Stored items
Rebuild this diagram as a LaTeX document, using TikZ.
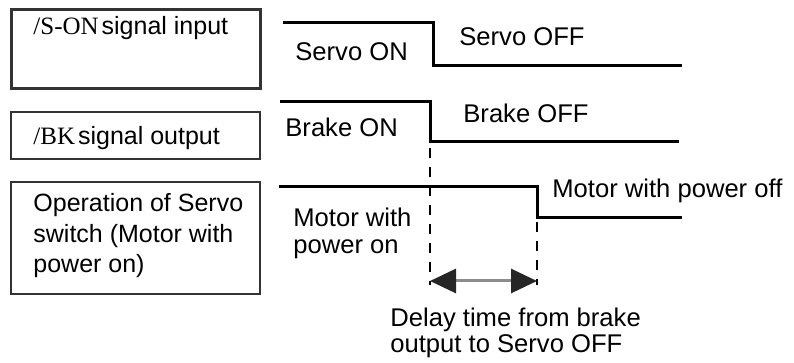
\documentclass[tikz,border=0pt]{standalone}
\usepackage{fontspec}
\setmainfont{Liberation Sans}
\newfontfamily\sigfont{Liberation Serif}
\usetikzlibrary{arrows.meta}

\begin{document}
\begin{tikzpicture}[x=0.5pt, y=-0.5pt,
    lbl/.style={font=\fontsize{12.8}{15}\selectfont, inner sep=0pt, anchor=base west, align=left},
    sigbox/.style={draw=boxline, line width=1pt, inner sep=0pt, anchor=north west,
                   minimum width=124.5pt},
    wave/.style={line width=1.5pt, line join=miter},
    guide/.style={line width=1pt, dash pattern=on 5pt off 4.5pt},
    delay/.style={draw=gray!90, line width=1.5pt,
                  {Triangle[length=13pt, width=12pt, color=black!85]}-{Triangle[length=13pt, width=12pt, color=black!85]}}]
  \colorlet{boxline}{black!80}
  \useasboundingbox (0,0) rectangle (794,363);

  %--- Signal name boxes ---
  \node[sigbox, line width=1.5pt, minimum height=39.5pt] (sonbox) at (10,8)   {};
  \node[sigbox, minimum height=23.5pt]                   (bkbox)  at (10,111) {};
  \node[sigbox, minimum height=56pt]                     (opbox)  at (10,181) {};

  \node[lbl, font=\fontsize{12.5}{15}\selectfont] (sonlbl) at (33,35)  {{\sigfont /S-ON}\hspace{1.5pt}signal input};
  \node[lbl, font=\fontsize{12.5}{15}\selectfont] (bklbl)  at (33,145) {{\sigfont /BK}\hspace{1.5pt}signal output};
  % multi-line labels: base = last line
  \node[lbl, font=\fontsize{12.5}{15.25}\selectfont] (oplbl) at (33,273)
    {Operation of Servo\\switch (Motor with\\power on)};

  %--- /S-ON waveform ---
  \coordinate (sonA) at (283,23);
  \coordinate (sonB) at (433,23);
  \coordinate (sonC) at (433,66);
  \coordinate (sonD) at (682,66);
  \draw[wave] (sonA) -- (sonB) -- (sonC) -- (sonD);
  \node[lbl] (servoon)  at (295,61) {Servo ON};
  \node[lbl] (servooff) at (459,46) {Servo OFF};

  %--- /BK waveform ---
  \coordinate (bkA) at (280,102);
  \coordinate (bkB) at (430,102);
  \coordinate (bkC) at (430,142);
  \coordinate (bkD) at (679,142);
  \draw[wave] (bkA) -- (bkB) -- (bkC) -- (bkD);
  \node[lbl] (brakeon)  at (285,137) {Brake ON};
  \node[lbl] (brakeoff) at (463,123) {Brake OFF};

  %--- Motor power waveform ---
  \coordinate (mtA) at (279,187);
  \coordinate (mtB) at (537,187);
  \coordinate (mtC) at (537,218);
  \coordinate (mtD) at (682,218);
  \draw[wave] (mtA) -- (mtB) -- (mtC) -- (mtD);
  \node[lbl, font=\fontsize{12.8}{13.5}\selectfont] (mtron) at (293,254) {Motor with\\power on};
  \node[lbl] (mtroff) at (552,198) {Motor with power off};

  %--- Delay time ---
  \coordinate (dlyA) at (430,281);
  \coordinate (dlyB) at (537,281);
  \draw[guide] ([yshift=-3pt]bkC) -- ([yshift=-2pt]dlyA);
  \draw[guide] ([yshift=-2pt]mtC) -- ([yshift=-2pt]dlyB);
  \draw[delay] (dlyA) -- (dlyB);
  \node[lbl, font=\fontsize{12.8}{13.25}\selectfont] (delaytxt) at (390,353)
    {Delay time from brake\\output to Servo OFF};

\end{tikzpicture}
\end{document}
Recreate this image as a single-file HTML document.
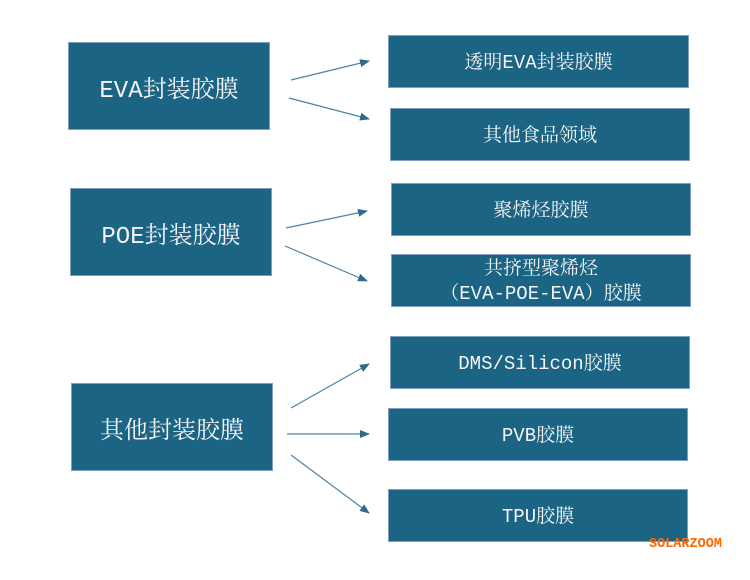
<!DOCTYPE html>
<html><head><meta charset="utf-8"><style>
body{margin:0;width:750px;height:580px;background:#fff;position:relative;overflow:hidden;font-family:"Liberation Mono","Noto Serif CJK SC","Noto Sans CJK SC",monospace;}
.b{position:absolute;background:#1c6484;border:1px solid #7f9fbf;box-sizing:border-box;color:#f4f4f4;display:flex;align-items:center;justify-content:center;text-align:center;padding-top:4px;}
.l{font-size:24px;padding-top:2px;}
.r{font-size:19px;line-height:25px;}
.s{position:absolute;left:649px;top:537px;color:#ff6600;font-family:"Liberation Mono",monospace;font-size:13.5px;font-weight:bold;}
</style></head><body>
<div class="b l" style="left:68px;top:42px;width:202px;height:88px">EVA封装胶膜</div>
<div class="b l" style="left:70px;top:188px;width:202px;height:88px">POE封装胶膜</div>
<div class="b l" style="left:71px;top:383px;width:202px;height:88px">其他封装胶膜</div>
<div class="b r" style="left:388px;top:35px;width:301px;height:53px">透明EVA封装胶膜</div>
<div class="b r" style="left:390px;top:108px;width:300px;height:53px">其他食品领域</div>
<div class="b r" style="left:391px;top:183px;width:300px;height:53px">聚烯烃胶膜</div>
<div class="b r" style="left:391px;top:254px;width:300px;height:53px;padding-top:2px">共挤型聚烯烃<br>（EVA-POE-EVA）胶膜</div>
<div class="b r" style="left:390px;top:336px;width:300px;height:53px">DMS/Silicon胶膜</div>
<div class="b r" style="left:388px;top:408px;width:300px;height:53px">PVB胶膜</div>
<div class="b r" style="left:388px;top:489px;width:300px;height:53px">TPU胶膜</div>
<svg width="750" height="580" style="position:absolute;left:0;top:0">
<defs><marker id="a" markerWidth="10" markerHeight="8" refX="9" refY="4" orient="auto" markerUnits="userSpaceOnUse"><path d="M0,0L10,4L0,8z" fill="#2e6a8a"/></marker></defs>
<g stroke="#4f83a3" stroke-width="1.2" marker-end="url(#a)">
<line x1="291" y1="80" x2="369" y2="61"/>
<line x1="289" y1="98" x2="369" y2="119"/>
<line x1="286" y1="228" x2="367" y2="211"/>
<line x1="285" y1="246" x2="367" y2="281"/>
<line x1="291" y1="408" x2="369" y2="364"/>
<line x1="287" y1="434" x2="369" y2="434"/>
<line x1="291" y1="455" x2="369" y2="513"/>
</g></svg>
<div class="s">SOLARZOOM</div>
</body></html>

▶ [PROMPT] Every record above should come back exactly, but without its pictures.

▶ [THE OUTPUT]
Rebuild this diagram as a LaTeX document, using TikZ.
\documentclass[tikz,border=0pt]{standalone}
\usepackage{fontspec}
\setmainfont{Liberation Sans}
\newfontfamily\sigfont{Liberation Serif}
\usetikzlibrary{arrows.meta}

\begin{document}
\begin{tikzpicture}[x=0.5pt, y=-0.5pt,
    lbl/.style={font=\fontsize{12.8}{15}\selectfont, inner sep=0pt, anchor=base west, align=left},
    sigbox/.style={draw=boxline, line width=1pt, inner sep=0pt, anchor=north west,
                   minimum width=124.5pt},
    wave/.style={line width=1.5pt, line join=miter},
    guide/.style={line width=1pt, dash pattern=on 5pt off 4.5pt},
    delay/.style={draw=gray!90, line width=1.5pt,
                  {Triangle[length=13pt, width=12pt, color=black!85]}-{Triangle[length=13pt, width=12pt, color=black!85]}}]
  \colorlet{boxline}{black!80}
  \useasboundingbox (0,0) rectangle (794,363);

  %--- Signal name boxes ---
  \node[sigbox, line width=1.5pt, minimum height=39.5pt] (sonbox) at (10,8)   {};
  \node[sigbox, minimum height=23.5pt]                   (bkbox)  at (10,111) {};
  \node[sigbox, minimum height=56pt]                     (opbox)  at (10,181) {};

  \node[lbl, font=\fontsize{12.5}{15}\selectfont] (sonlbl) at (33,35)  {{\sigfont /S-ON}\hspace{1.5pt}signal input};
  \node[lbl, font=\fontsize{12.5}{15}\selectfont] (bklbl)  at (33,145) {{\sigfont /BK}\hspace{1.5pt}signal output};
  % multi-line labels: base = last line
  \node[lbl, font=\fontsize{12.5}{15.25}\selectfont] (oplbl) at (33,273)
    {Operation of Servo\\switch (Motor with\\power on)};

  %--- /S-ON waveform ---
  \coordinate (sonA) at (283,23);
  \coordinate (sonB) at (433,23);
  \coordinate (sonC) at (433,66);
  \coordinate (sonD) at (682,66);
  \draw[wave] (sonA) -- (sonB) -- (sonC) -- (sonD);
  \node[lbl] (servoon)  at (295,61) {Servo ON};
  \node[lbl] (servooff) at (459,46) {Servo OFF};

  %--- /BK waveform ---
  \coordinate (bkA) at (280,102);
  \coordinate (bkB) at (430,102);
  \coordinate (bkC) at (430,142);
  \coordinate (bkD) at (679,142);
  \draw[wave] (bkA) -- (bkB) -- (bkC) -- (bkD);
  \node[lbl] (brakeon)  at (285,137) {Brake ON};
  \node[lbl] (brakeoff) at (463,123) {Brake OFF};

  %--- Motor power waveform ---
  \coordinate (mtA) at (279,187);
  \coordinate (mtB) at (537,187);
  \coordinate (mtC) at (537,218);
  \coordinate (mtD) at (682,218);
  \draw[wave] (mtA) -- (mtB) -- (mtC) -- (mtD);
  \node[lbl, font=\fontsize{12.8}{13.5}\selectfont] (mtron) at (293,254) {Motor with\\power on};
  \node[lbl] (mtroff) at (552,198) {Motor with power off};

  %--- Delay time ---
  \coordinate (dlyA) at (430,281);
  \coordinate (dlyB) at (537,281);
  \draw[guide] ([yshift=-3pt]bkC) -- ([yshift=-2pt]dlyA);
  \draw[guide] ([yshift=-2pt]mtC) -- ([yshift=-2pt]dlyB);
  \draw[delay] (dlyA) -- (dlyB);
  \node[lbl, font=\fontsize{12.8}{13.25}\selectfont] (delaytxt) at (390,353)
    {Delay time from brake\\output to Servo OFF};

\end{tikzpicture}
\end{document}
Recreate this image as a single-file HTML document.
<!DOCTYPE html>
<html><head><meta charset="utf-8"><style>
body{margin:0;width:750px;height:580px;background:#fff;position:relative;overflow:hidden;font-family:"Liberation Mono","Noto Serif CJK SC","Noto Sans CJK SC",monospace;}
.b{position:absolute;background:#1c6484;border:1px solid #7f9fbf;box-sizing:border-box;color:#f4f4f4;display:flex;align-items:center;justify-content:center;text-align:center;padding-top:4px;}
.l{font-size:24px;padding-top:2px;}
.r{font-size:19px;line-height:25px;}
.s{position:absolute;left:649px;top:537px;color:#ff6600;font-family:"Liberation Mono",monospace;font-size:13.5px;font-weight:bold;}
</style></head><body>
<div class="b l" style="left:68px;top:42px;width:202px;height:88px">EVA封装胶膜</div>
<div class="b l" style="left:70px;top:188px;width:202px;height:88px">POE封装胶膜</div>
<div class="b l" style="left:71px;top:383px;width:202px;height:88px">其他封装胶膜</div>
<div class="b r" style="left:388px;top:35px;width:301px;height:53px">透明EVA封装胶膜</div>
<div class="b r" style="left:390px;top:108px;width:300px;height:53px">其他食品领域</div>
<div class="b r" style="left:391px;top:183px;width:300px;height:53px">聚烯烃胶膜</div>
<div class="b r" style="left:391px;top:254px;width:300px;height:53px;padding-top:2px">共挤型聚烯烃<br>（EVA-POE-EVA）胶膜</div>
<div class="b r" style="left:390px;top:336px;width:300px;height:53px">DMS/Silicon胶膜</div>
<div class="b r" style="left:388px;top:408px;width:300px;height:53px">PVB胶膜</div>
<div class="b r" style="left:388px;top:489px;width:300px;height:53px">TPU胶膜</div>
<svg width="750" height="580" style="position:absolute;left:0;top:0">
<defs><marker id="a" markerWidth="10" markerHeight="8" refX="9" refY="4" orient="auto" markerUnits="userSpaceOnUse"><path d="M0,0L10,4L0,8z" fill="#2e6a8a"/></marker></defs>
<g stroke="#4f83a3" stroke-width="1.2" marker-end="url(#a)">
<line x1="291" y1="80" x2="369" y2="61"/>
<line x1="289" y1="98" x2="369" y2="119"/>
<line x1="286" y1="228" x2="367" y2="211"/>
<line x1="285" y1="246" x2="367" y2="281"/>
<line x1="291" y1="408" x2="369" y2="364"/>
<line x1="287" y1="434" x2="369" y2="434"/>
<line x1="291" y1="455" x2="369" y2="513"/>
</g></svg>
<div class="s">SOLARZOOM</div>
</body></html>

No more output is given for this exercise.